Lana has never worn her influences on her sleeve quite so brazenly as on Norman Fucking Rockwell. The inspiration for the album seems to be Laurel Canyon, a sanctuary for counterculture artists in the ’60s and ’70s including The Beach Boys, The Mamas And The Papas, members of The Eagles, Crosby, Stills & Nash, Neil Young and Joni Mitchell. The hitmaker pins these artists to her musical vision board, name-checking them (“we play The Eagles down in Malibu”) or directly referencing their works (the opening line of “Bartender” is a nod to Joni Mitchell’s 1970 LP, Ladies Of The Canyon). But while the fuzzy, California folk/rock of these legends lays the foundation of the album, what Lana builds on top of it is very much her own.

While Lust For Life found our heroine confronting the world around her and flexing her muscle as an activist, Norman Fucking Rockwell is an inward-looking experience that documents often crushing matters of the heart. Not that the world outside doesn’t occasionally squeeze through the cracks (the title track is defiantly feminist, while the elaborately-titled album-closer is a direct response to the chaos of 2019). It’s just more muted and subtle this time around. Of the singles released from the album, “The Greatest” and “Fuck It I Love You” offer the best introduction to the album’s piano balladry and razor sharp lyrics.

“Bartender” and “Love Song” (arguably her best collaboration with Jack Antonoff) both follow that blueprint. The latter is text book Del Rey both in the distressed glamor of its imagery and unfiltered emotion. “Oh, be my once in a lifetime,” she belts on the chorus. “Lying on your chest in my party dress, I’m a fucking mess.” But instead of this scene being a harbinger of the doom that permeates much of her discography, it ends happily. “The taste, the touch, the way we love,” Lana purrs. “It all comes down to make the sound of our love song.”

It wouldn’t be a LDR record, however, without a bit of misery. The aforementioned “Bartender” is deeply melancholy, while “Cinnamon Girl” finds Lana ensconced in an unhealthy relationship that she refuses to let go. On the jarring chorus she admits: “If you hold me without hurting me, you’ll be the first who ever did.” The track is also notable for its fuzzy outro, which is almost as cool as the epic guitar solo on “Venice Bitch.” Hopeless and lovely in equal measure, “Happiness Is A Butterfly” is another bruised love song. “If he’s a serial killer, then what’s the worst that can happen to a girl who’s already hurt?” the songbird muses, before dropping arguably the album’s most poignant lyric: “Happiness is a butterfly, try to catch it like every night [but] it escapes from my hands into moonlight.”

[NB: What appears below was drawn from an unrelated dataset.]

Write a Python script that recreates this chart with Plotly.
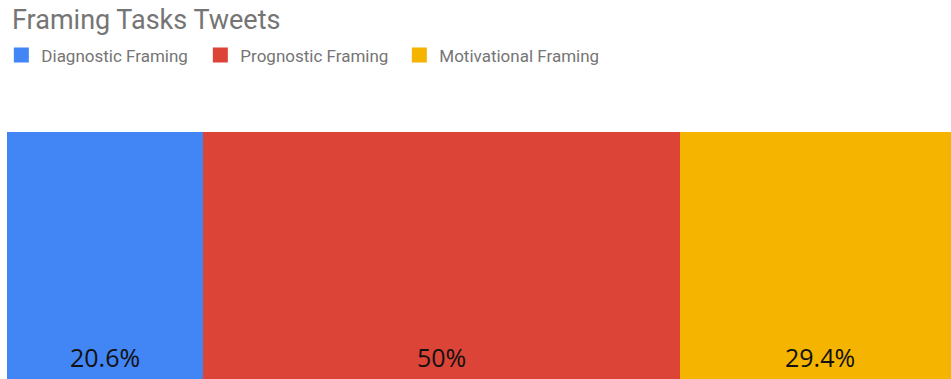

Possibly even more heartbreaking is “How To Disappear,” a song that views an old relationship from a distance. But true to form, years after it’s over, the void is yet to be filled. “California” feels similarly doomed. Co-written with Zachary Dawes, it professes a brittle hopefulness that is almost unbearably sad. The desperate move of promising good times in Cali as an incentive to save someone from themselves makes this the most unusual of love songs. One not so much about romance as survival. The fact it bleeds so beautifully is a testament to Lana’s expressive delivery and masterful pen.

Try as I might, I can’t find anything unsatisfying or incomplete here. Lana has delivered 14 exquisitely crafted songs that are as reverential to those who came before as they are original. Norman Fucking Rockwell exists in a different dimension, one where Laurel Canyon is still a mecca for artists that use albums as their canvas. If anyone from this generation would have flourished in that scene, it would be Lana. This is an album to lose yourself in. It demands your time and, occasionally, your patience, but the reward is staggering.